In the end, no one threw tomatoes. And after the lecture a couple of students came up to me to ask for a bit more details on a part that they had found 'really interesting'. And that's when I realised that perhaps that's all I should ask for. If I can get to five students, that may be worth it. But is that really true? In this day and age, are there still teachers who can captivate a room full of 18 year olds? Should I start using clickers or soapbox or other gadgets that to my opinion only eat up time (and only provide room for technical glitches and the associated mockery) and don't really add anything?
I have decided that I will approach classroom teaching the same way I approach an experiment. Like a scientist. I will change a variable every time and see what happens. Next time, I will ask the group of students to stop talking. Maybe the time after, I will ask the student in the back row if we could plug in his laptop so we can all watch the movie. Or maybe I will think of something really brilliant, and they will all pay attention for two hours straight even though it is almost five o' clock in the afternoon and then they will spread the word and I will get 100% attendance from hence on.

I guess a girl can dream.

Why there are days when I feel like president Obama

So this is it. I never thought I'd say this, but I miss the bench. I've been managing my own tiny little but ever so expanding lab for seven months (heavens, has it really been more than half a year already?) and it's come to the point where I already do not know how to program the latest PCR machine. Or the latest gossip. I used to be the one in the lab you would go to if you needed to know anything. As a postdoc, the lab had no secrets from me.
Now, I am out of the loop. Hungry for other people's data. It's not that I want them to work harder and produce more. But let's face it. That Western blot? That PCR gel? That's all the real science I am going to see in a day. The rest of the day is spent... doing what, exactly?

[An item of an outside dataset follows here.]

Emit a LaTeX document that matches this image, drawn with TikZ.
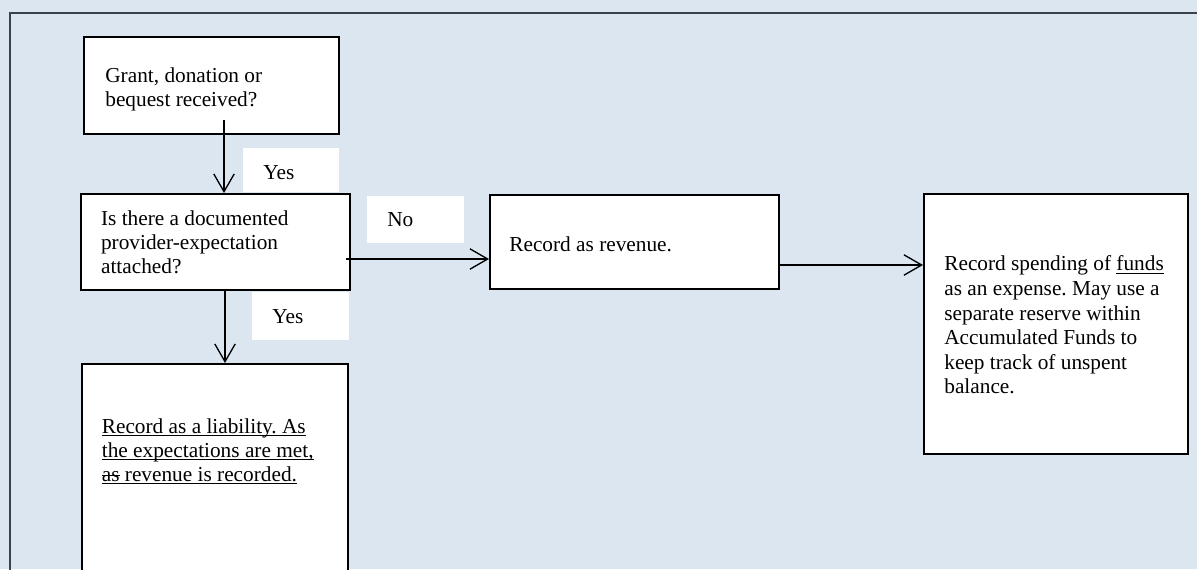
\documentclass[tikz,border=0pt]{standalone}
\usepackage{fontspec}
\setmainfont{Liberation Serif}
\usetikzlibrary{arrows.meta}
\frenchspacing

\definecolor{canvas}{HTML}{DCE6F1}
\definecolor{frameline}{HTML}{3C4248}

% one unit = one screen pixel of the layout
\newlength\px
\setlength\px{0.5634pt}

% underline / strike-through for a single run of text
\newcommand\ulined[1]{\setbox0\hbox{#1}\rlap{\rule[-1.7pt]{\wd0}{0.55pt}}\box0\relax}
\newcommand\struck[1]{\setbox0\hbox{#1}\rlap{\rule[3.0pt]{\wd0}{0.55pt}}\box0\relax}

\tikzset{
  box/.style={draw=black, fill=white, line width=0.85pt, anchor=north west,
    inner sep=0pt},
  txt/.style={anchor=north west, inner sep=0pt, align=left,
    font=\fontsize{12}{#1}\selectfont},
  txt/.default=13.55pt,
  tag/.style={fill=white, anchor=north west, inner xsep=20\px, inner ysep=0pt,
    align=left, font=\fontsize{12}{13.6}\selectfont},
  arr/.style={line width=0.75pt,
    -{Straight Barb[length=10pt, width=11.5pt]}},
}

\begin{document}
\begin{tikzpicture}[x=0.5634pt, y=-0.5634pt]
\useasboundingbox (0,0) rectangle (1197,569);
\clip (0,0) rectangle (1197,569);
\fill[canvas] (0,0) rectangle (1197,569);

% outer frame (open to the right and bottom)
\draw[frameline, line width=1pt] (10,620) -- (10,13) -- (1220,13);

% process boxes
\node[box, minimum width=255*\px, minimum height=97*\px]  (b1) at (83,36) {};
\node[box, minimum width=269*\px, minimum height=96*\px]  (b2) at (80,193) {};
\node[box, minimum width=289*\px, minimum height=94*\px]  (b3) at (489,194) {};
\node[box, minimum width=264*\px, minimum height=260*\px] (b4) at (923,193) {};
\node[box, minimum width=266*\px, minimum height=280*\px] (b5) at (81,363) {};

% box texts
\node[txt] (t1) at (105,67.5) {Grant, donation or\\bequest received?};
\node[txt] (t2) at (100.7,210.5) {Is there a documented\\provider-expectation\\attached?};
\node[txt] (t3) at (509,236) {Record as revenue.};
\node[txt=13.85pt] (t4) at (944,255.5) {Record spending of \ulined{funds}\\as an expense. May use a\\separate reserve within\\Accumulated Funds to\\keep track of unspent\\balance.};
\node[txt] (t5) at (101.5,418) {\ulined{Record as a liability. As}\\\ulined{the expectations are met,}\\\ulined{\struck{as} revenue is recorded.}};

% branch labels
\node[tag, minimum width=96*\px, minimum height=44*\px, text width=56*\px,
  text height=10.2pt, text depth=0pt] (yes1) at (243,148) {Yes};
\node[tag, minimum width=97*\px, minimum height=47*\px, text width=57*\px]
  (no) at (367,196) {No};
\node[tag, minimum width=97*\px, minimum height=48*\px, text width=57*\px]
  (yes2) at (252,292) {Yes};

% connectors
\coordinate (s1) at (224,120);
\coordinate (s2) at (225,289);
\coordinate (s3) at (346,259);
\coordinate (s4) at (778,265);
\draw[arr] (s1) -- (s1 |- b2.north);
\draw[arr] (s2) -- (s2 |- b5.north);
\draw[arr] (s3) -- (s3 -| b3.west);
\draw[arr] (s4) -- (s4 -| b4.west);
\end{tikzpicture}
\end{document}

On a typical day I find myself on the phone (I used to dread making phone calls, boy, did I get over that pet peeve quickly) to fix all sorts of shit. Equipment that is not delivered on time. Equipment of which half the boxes gets delivered. Equipment that breaks down after a week of use. Computers that take six weeks to arrive (six weeks! it's enough to make you pull out all of your hair and then some). How is that even possible in this day and age? Purchasing departments that pretend to think with you, but which sometimes give of the impression they are thinking for you and than forget the thinking part while they are at it. Orders that are placed, but that then disappear into thin air. It's a never-ending struggle to just get things running smoothly. There are days where I've been really busy, only to go home at 9 pm to find that I have done nothing, apart from talking, calling and e-mailing about crap.

This must be what the president of the United States must feel like. You can come in with all sorts of ambitious goals and lofty ideas. You can make all sorts of promises on the campaign trail. When it comes down to it, you have to work within the budget and without getting into fights with other parties. In the end, your political agenda is controlled by outside forces and whatever te different agencies put on your plate.
Luckily however, I have come to the realisation that this is it. I am the wrinkle remover. I am responsible for making things in the lab run smoothly, if not for me, than for everybody working in the lab to produce those Western blots and PCR images I so yearn for to look at. I am solving problems, such that others can work without encountering them. I am the troubleshooter. Too bad that there isn't more time in a day to actually troubleshoot science, instead of the smudgy layers of 'processes' that seem to stand in the way of my lab advancing scientific knowledge. I have the feeling I'd better get used to this.